Work required ▸
Return all of the data exactly as written, without the pictures.
— BEGIN —
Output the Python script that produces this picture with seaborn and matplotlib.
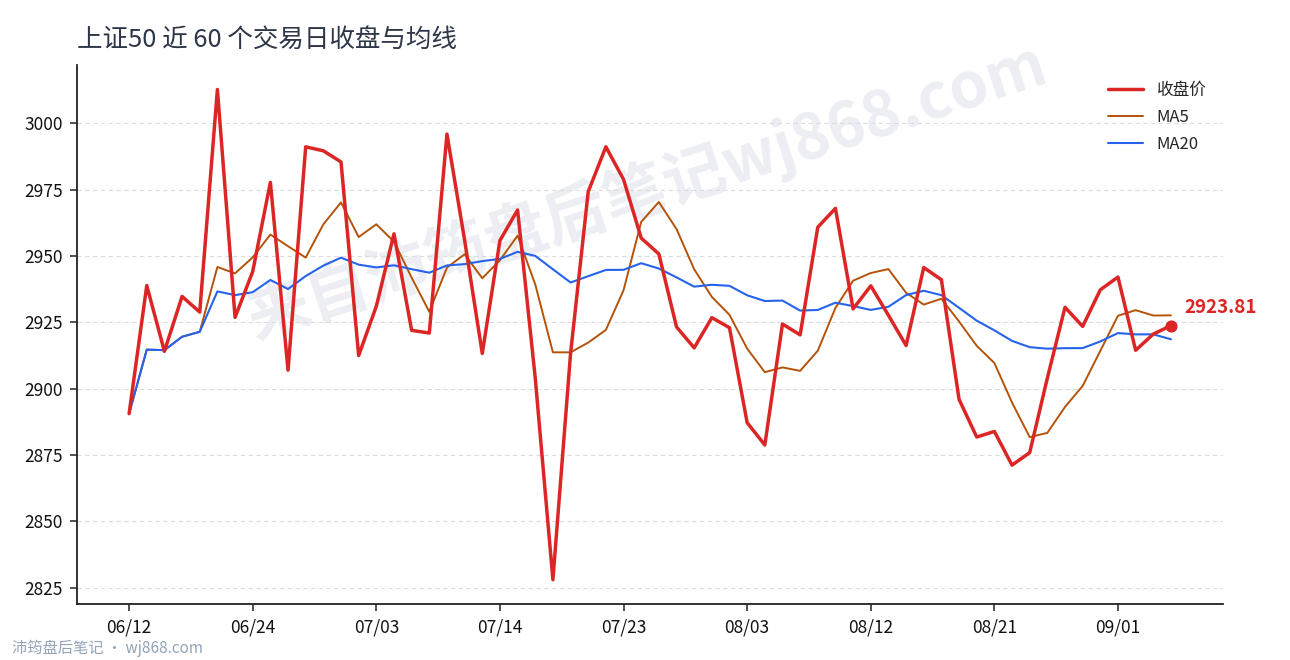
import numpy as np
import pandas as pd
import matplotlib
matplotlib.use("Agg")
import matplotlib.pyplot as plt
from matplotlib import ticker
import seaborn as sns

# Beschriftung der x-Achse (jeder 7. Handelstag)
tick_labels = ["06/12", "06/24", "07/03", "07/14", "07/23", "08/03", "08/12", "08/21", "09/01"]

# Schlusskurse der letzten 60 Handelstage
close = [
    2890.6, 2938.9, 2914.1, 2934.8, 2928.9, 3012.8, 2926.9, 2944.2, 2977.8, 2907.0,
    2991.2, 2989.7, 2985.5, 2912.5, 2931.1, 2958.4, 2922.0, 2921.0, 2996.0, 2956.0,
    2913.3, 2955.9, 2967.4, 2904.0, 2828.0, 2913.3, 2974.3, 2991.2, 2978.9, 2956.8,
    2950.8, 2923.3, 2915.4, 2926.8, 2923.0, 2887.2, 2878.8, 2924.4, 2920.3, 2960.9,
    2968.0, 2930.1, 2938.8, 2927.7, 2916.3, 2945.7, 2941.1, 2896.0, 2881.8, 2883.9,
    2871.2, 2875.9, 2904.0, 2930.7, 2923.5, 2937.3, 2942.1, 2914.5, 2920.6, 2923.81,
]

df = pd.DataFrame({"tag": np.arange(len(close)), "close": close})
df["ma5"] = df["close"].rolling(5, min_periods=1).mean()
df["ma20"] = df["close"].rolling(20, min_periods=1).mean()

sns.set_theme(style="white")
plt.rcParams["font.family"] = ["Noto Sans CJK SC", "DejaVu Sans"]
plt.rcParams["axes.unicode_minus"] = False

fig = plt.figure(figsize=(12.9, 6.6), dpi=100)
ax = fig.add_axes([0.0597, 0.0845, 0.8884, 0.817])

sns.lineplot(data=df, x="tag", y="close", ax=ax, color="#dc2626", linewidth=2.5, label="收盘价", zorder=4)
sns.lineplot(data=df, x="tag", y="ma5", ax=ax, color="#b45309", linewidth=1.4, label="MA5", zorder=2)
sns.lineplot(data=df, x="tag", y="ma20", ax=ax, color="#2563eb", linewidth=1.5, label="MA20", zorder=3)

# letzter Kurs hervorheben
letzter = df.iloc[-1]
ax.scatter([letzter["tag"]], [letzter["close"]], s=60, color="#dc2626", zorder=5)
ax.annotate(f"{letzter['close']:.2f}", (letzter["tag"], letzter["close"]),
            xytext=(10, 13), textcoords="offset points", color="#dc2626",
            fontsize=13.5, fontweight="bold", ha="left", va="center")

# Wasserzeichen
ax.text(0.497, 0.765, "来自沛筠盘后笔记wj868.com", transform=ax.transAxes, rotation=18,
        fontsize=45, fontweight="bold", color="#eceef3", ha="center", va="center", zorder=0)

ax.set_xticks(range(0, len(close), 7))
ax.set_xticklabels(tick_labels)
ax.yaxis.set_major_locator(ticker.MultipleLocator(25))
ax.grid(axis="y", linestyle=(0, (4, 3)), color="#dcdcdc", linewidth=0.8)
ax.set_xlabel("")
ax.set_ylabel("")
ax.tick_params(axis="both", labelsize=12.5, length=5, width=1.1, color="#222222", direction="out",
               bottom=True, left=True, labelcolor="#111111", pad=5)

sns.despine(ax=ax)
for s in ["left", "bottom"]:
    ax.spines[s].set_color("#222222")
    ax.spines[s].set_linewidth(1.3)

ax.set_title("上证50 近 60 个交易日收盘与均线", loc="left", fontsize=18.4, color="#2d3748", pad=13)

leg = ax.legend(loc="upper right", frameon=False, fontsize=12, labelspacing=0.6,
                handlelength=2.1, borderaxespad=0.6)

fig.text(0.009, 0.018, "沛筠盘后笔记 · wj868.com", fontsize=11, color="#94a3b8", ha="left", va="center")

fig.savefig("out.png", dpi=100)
— END —
Reply to the task ▸
Output the Python script that produces this picture with seaborn and matplotlib.
import numpy as np
import pandas as pd
import matplotlib
matplotlib.use("Agg")
import matplotlib.pyplot as plt
from matplotlib import ticker
import seaborn as sns

# Beschriftung der x-Achse (jeder 7. Handelstag)
tick_labels = ["06/12", "06/24", "07/03", "07/14", "07/23", "08/03", "08/12", "08/21", "09/01"]

# Schlusskurse der letzten 60 Handelstage
close = [
    2890.6, 2938.9, 2914.1, 2934.8, 2928.9, 3012.8, 2926.9, 2944.2, 2977.8, 2907.0,
    2991.2, 2989.7, 2985.5, 2912.5, 2931.1, 2958.4, 2922.0, 2921.0, 2996.0, 2956.0,
    2913.3, 2955.9, 2967.4, 2904.0, 2828.0, 2913.3, 2974.3, 2991.2, 2978.9, 2956.8,
    2950.8, 2923.3, 2915.4, 2926.8, 2923.0, 2887.2, 2878.8, 2924.4, 2920.3, 2960.9,
    2968.0, 2930.1, 2938.8, 2927.7, 2916.3, 2945.7, 2941.1, 2896.0, 2881.8, 2883.9,
    2871.2, 2875.9, 2904.0, 2930.7, 2923.5, 2937.3, 2942.1, 2914.5, 2920.6, 2923.81,
]

df = pd.DataFrame({"tag": np.arange(len(close)), "close": close})
df["ma5"] = df["close"].rolling(5, min_periods=1).mean()
df["ma20"] = df["close"].rolling(20, min_periods=1).mean()

sns.set_theme(style="white")
plt.rcParams["font.family"] = ["Noto Sans CJK SC", "DejaVu Sans"]
plt.rcParams["axes.unicode_minus"] = False

fig = plt.figure(figsize=(12.9, 6.6), dpi=100)
ax = fig.add_axes([0.0597, 0.0845, 0.8884, 0.817])

sns.lineplot(data=df, x="tag", y="close", ax=ax, color="#dc2626", linewidth=2.5, label="收盘价", zorder=4)
sns.lineplot(data=df, x="tag", y="ma5", ax=ax, color="#b45309", linewidth=1.4, label="MA5", zorder=2)
sns.lineplot(data=df, x="tag", y="ma20", ax=ax, color="#2563eb", linewidth=1.5, label="MA20", zorder=3)

# letzter Kurs hervorheben
letzter = df.iloc[-1]
ax.scatter([letzter["tag"]], [letzter["close"]], s=60, color="#dc2626", zorder=5)
ax.annotate(f"{letzter['close']:.2f}", (letzter["tag"], letzter["close"]),
            xytext=(10, 13), textcoords="offset points", color="#dc2626",
            fontsize=13.5, fontweight="bold", ha="left", va="center")

# Wasserzeichen
ax.text(0.497, 0.765, "来自沛筠盘后笔记wj868.com", transform=ax.transAxes, rotation=18,
        fontsize=45, fontweight="bold", color="#eceef3", ha="center", va="center", zorder=0)

ax.set_xticks(range(0, len(close), 7))
ax.set_xticklabels(tick_labels)
ax.yaxis.set_major_locator(ticker.MultipleLocator(25))
ax.grid(axis="y", linestyle=(0, (4, 3)), color="#dcdcdc", linewidth=0.8)
ax.set_xlabel("")
ax.set_ylabel("")
ax.tick_params(axis="both", labelsize=12.5, length=5, width=1.1, color="#222222", direction="out",
               bottom=True, left=True, labelcolor="#111111", pad=5)

sns.despine(ax=ax)
for s in ["left", "bottom"]:
    ax.spines[s].set_color("#222222")
    ax.spines[s].set_linewidth(1.3)

ax.set_title("上证50 近 60 个交易日收盘与均线", loc="left", fontsize=18.4, color="#2d3748", pad=13)

leg = ax.legend(loc="upper right", frameon=False, fontsize=12, labelspacing=0.6,
                handlelength=2.1, borderaxespad=0.6)

fig.text(0.009, 0.018, "沛筠盘后笔记 · wj868.com", fontsize=11, color="#94a3b8", ha="left", va="center")

fig.savefig("out.png", dpi=100)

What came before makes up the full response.